The Girl From Monaco (La fille de Monaco) is a French farce about old fools and young lovers. Weirdly, the film abruptly changes gears in the third act and tries to become a drama, but not for any reason that we can explain.
Here is Bertrand (Fabrice Luchini), a middle-aged, prosperous, defence lawyer who has taken on a high-profile case in Monaco. Bernard is defending Edith Lasalle, a rich older woman (Stephane Audran) accused of murdering a Russian grifter. Edith has fired all the other lawyers who tried to help her, and Bernard is expected to perform miracles with this case.
In Monaco, Bernard is mildly smooching some woman in a public square and talking of love when he notices he's being followed. The man shadowing him turns out to be a bodyguard hired by Edith Lasalle's adult son. The son is concerned that the dead Russian will have dangerous cohorts out for revenge.
The bodyguard, Christophe (Roschdy Zem), is a glum chap of few words. He follows the bodyguard handbook to the letter, trampling all over Bernard's privacy as he attempts to keep him safe. Christophe starts off as a comic character, but various events cause him and Bernard to become rather good friends. Christophe is a stand-up guy, reliable and smart about what he does.

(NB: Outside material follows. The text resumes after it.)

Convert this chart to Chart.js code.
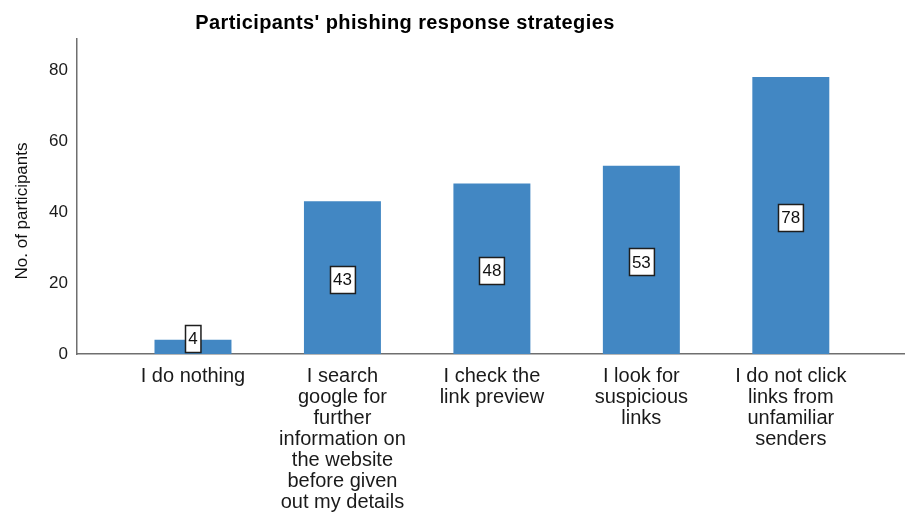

Enter Audrey (Louise Bourgoin), a weathergirl on a local Monaco TV station. Audrey is a total bombshell -- sexy, beautiful, wildly enthusiastic -- and she decides that Bernard is the man for her. So what if she's an idiot gold digger? Bernard is utterly smitten.
Christophe, who knows Monaco and its women (and specifically Audrey), warns Bernard many times to stay away from Audrey. But Bernard just cannot. Even as he defends Edith Lasalle, a woman undone by her relationship with a much younger lover, Bernard's parallel relationship with Audrey takes shape. Both cases, as it turns out, involve love triangles.

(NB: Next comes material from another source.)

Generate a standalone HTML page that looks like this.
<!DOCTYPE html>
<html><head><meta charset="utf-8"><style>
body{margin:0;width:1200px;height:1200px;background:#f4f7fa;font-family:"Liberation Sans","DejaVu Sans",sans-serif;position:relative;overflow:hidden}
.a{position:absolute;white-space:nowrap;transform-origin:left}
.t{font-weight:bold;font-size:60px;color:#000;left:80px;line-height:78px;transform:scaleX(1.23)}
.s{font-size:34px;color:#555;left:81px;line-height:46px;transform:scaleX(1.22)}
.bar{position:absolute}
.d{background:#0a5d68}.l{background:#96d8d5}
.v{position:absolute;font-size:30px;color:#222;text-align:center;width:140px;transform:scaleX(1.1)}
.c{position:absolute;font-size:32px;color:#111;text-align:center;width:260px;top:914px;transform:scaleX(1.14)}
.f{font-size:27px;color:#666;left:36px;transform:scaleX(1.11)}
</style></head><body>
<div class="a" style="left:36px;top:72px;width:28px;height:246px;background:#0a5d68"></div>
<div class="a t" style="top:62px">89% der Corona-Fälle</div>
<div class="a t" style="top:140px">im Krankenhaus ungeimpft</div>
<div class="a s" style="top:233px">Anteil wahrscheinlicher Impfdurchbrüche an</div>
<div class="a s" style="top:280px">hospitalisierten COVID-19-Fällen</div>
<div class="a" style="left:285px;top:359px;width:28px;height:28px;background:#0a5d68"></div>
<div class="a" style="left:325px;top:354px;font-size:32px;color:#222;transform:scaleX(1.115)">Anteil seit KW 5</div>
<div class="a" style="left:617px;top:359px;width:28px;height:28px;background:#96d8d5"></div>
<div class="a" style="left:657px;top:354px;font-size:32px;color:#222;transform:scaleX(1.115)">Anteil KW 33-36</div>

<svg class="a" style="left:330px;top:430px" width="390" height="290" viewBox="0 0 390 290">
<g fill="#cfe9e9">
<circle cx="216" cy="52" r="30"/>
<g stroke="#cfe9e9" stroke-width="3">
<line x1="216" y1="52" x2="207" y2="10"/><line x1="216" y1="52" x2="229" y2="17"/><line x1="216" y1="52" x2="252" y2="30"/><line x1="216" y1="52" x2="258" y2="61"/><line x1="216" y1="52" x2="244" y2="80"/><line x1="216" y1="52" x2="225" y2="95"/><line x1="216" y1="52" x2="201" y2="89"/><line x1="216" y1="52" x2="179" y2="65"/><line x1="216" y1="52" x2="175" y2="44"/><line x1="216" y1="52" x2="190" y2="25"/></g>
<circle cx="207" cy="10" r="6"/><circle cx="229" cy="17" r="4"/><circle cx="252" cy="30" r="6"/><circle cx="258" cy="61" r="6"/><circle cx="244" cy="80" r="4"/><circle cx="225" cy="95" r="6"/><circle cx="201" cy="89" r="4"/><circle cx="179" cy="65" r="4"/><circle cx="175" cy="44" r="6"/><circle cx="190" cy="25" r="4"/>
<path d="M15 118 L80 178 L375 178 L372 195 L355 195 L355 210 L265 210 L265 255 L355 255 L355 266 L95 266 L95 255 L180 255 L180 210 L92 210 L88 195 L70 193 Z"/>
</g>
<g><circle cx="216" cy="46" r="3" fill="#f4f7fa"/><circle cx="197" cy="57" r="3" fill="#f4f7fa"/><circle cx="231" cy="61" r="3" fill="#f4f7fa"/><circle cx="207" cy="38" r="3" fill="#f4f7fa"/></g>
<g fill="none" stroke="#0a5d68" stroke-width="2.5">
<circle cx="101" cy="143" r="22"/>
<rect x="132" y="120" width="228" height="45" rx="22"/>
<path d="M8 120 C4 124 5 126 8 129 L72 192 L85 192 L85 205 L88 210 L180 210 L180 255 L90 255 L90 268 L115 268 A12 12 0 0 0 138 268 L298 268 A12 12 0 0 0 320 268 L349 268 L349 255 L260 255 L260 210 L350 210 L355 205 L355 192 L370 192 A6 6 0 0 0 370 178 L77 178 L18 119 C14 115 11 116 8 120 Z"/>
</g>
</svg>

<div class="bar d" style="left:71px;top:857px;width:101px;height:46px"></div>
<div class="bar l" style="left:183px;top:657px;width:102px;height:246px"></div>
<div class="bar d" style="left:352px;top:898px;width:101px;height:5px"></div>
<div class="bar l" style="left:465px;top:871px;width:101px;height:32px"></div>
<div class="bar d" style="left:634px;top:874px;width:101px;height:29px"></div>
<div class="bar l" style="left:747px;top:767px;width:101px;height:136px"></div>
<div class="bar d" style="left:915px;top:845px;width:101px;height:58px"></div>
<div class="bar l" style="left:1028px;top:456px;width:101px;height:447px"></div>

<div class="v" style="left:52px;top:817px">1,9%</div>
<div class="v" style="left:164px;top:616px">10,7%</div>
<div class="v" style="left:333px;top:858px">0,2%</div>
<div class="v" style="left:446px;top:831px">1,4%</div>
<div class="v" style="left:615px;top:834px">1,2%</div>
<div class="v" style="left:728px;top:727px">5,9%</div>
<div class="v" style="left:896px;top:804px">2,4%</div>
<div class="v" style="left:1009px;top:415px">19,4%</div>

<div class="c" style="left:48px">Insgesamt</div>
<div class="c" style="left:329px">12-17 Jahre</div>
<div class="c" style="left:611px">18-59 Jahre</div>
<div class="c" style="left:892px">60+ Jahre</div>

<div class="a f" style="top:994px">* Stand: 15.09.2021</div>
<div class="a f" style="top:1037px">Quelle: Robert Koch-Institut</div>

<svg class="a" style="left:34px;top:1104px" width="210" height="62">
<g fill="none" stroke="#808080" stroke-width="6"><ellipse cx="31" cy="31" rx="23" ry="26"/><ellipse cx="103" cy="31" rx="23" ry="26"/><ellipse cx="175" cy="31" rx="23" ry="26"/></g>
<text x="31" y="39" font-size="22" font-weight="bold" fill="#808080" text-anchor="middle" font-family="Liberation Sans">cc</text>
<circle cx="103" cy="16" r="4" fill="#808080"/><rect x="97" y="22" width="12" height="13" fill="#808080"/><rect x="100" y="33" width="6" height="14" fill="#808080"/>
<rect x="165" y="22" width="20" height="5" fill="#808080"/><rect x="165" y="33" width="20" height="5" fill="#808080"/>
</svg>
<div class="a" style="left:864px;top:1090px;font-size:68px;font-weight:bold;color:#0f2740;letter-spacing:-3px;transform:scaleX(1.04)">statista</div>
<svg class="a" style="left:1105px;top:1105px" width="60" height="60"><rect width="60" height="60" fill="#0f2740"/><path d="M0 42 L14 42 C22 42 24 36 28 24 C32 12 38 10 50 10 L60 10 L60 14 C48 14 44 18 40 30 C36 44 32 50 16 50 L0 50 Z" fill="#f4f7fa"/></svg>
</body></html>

Many of the comedic bits in The Girl From Monaco are inspired, and most of them are courtesy Louise Bourgoin, who is adept at physical comedy. As Audrey, she is luminous and peppy and proudly tacky; her pink bedroom, with its stuffed animals and framed photo of Diana, the Princess of Wales, is laugh-out-loud funny.
Bourgoin makes Audrey absolutely irresistible, despite the fact that she's like a shark or a heat-seeking missile when it comes to pursuing Bernard. She brings the perfect combination of fluff and stainless steel to the role.

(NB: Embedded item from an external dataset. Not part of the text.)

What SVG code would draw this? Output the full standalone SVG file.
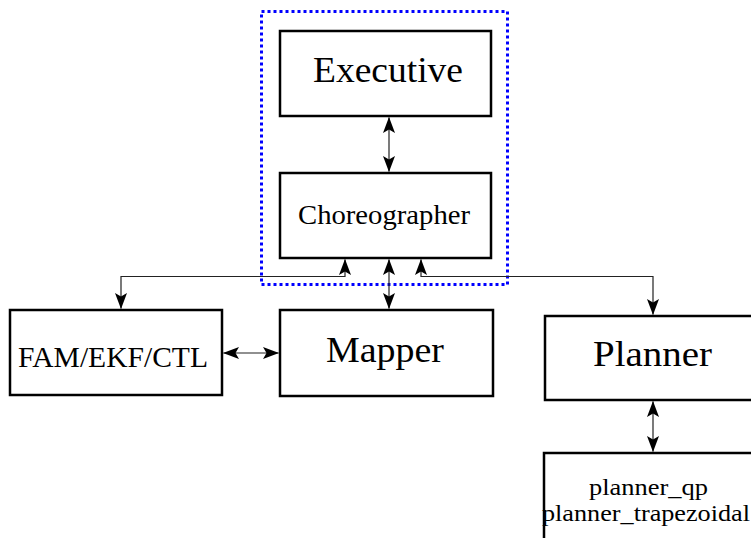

As the staid lawyer, Luchini is perfect here, and likewise Zem in his role of the wise, calm bodyguard.
The Girl From Monaco will keep you laughing with the wild and wonderful relationships it creates among the characters, but may disappoint you with the way some of those relationships are dismantled. Matters are eventually resolved in a fashion that doesn't really fit with the rest of the movie.
The Girl From Monaco is in French, with English subtitles. The movie first played at the 2008 Toronto International Film Festival.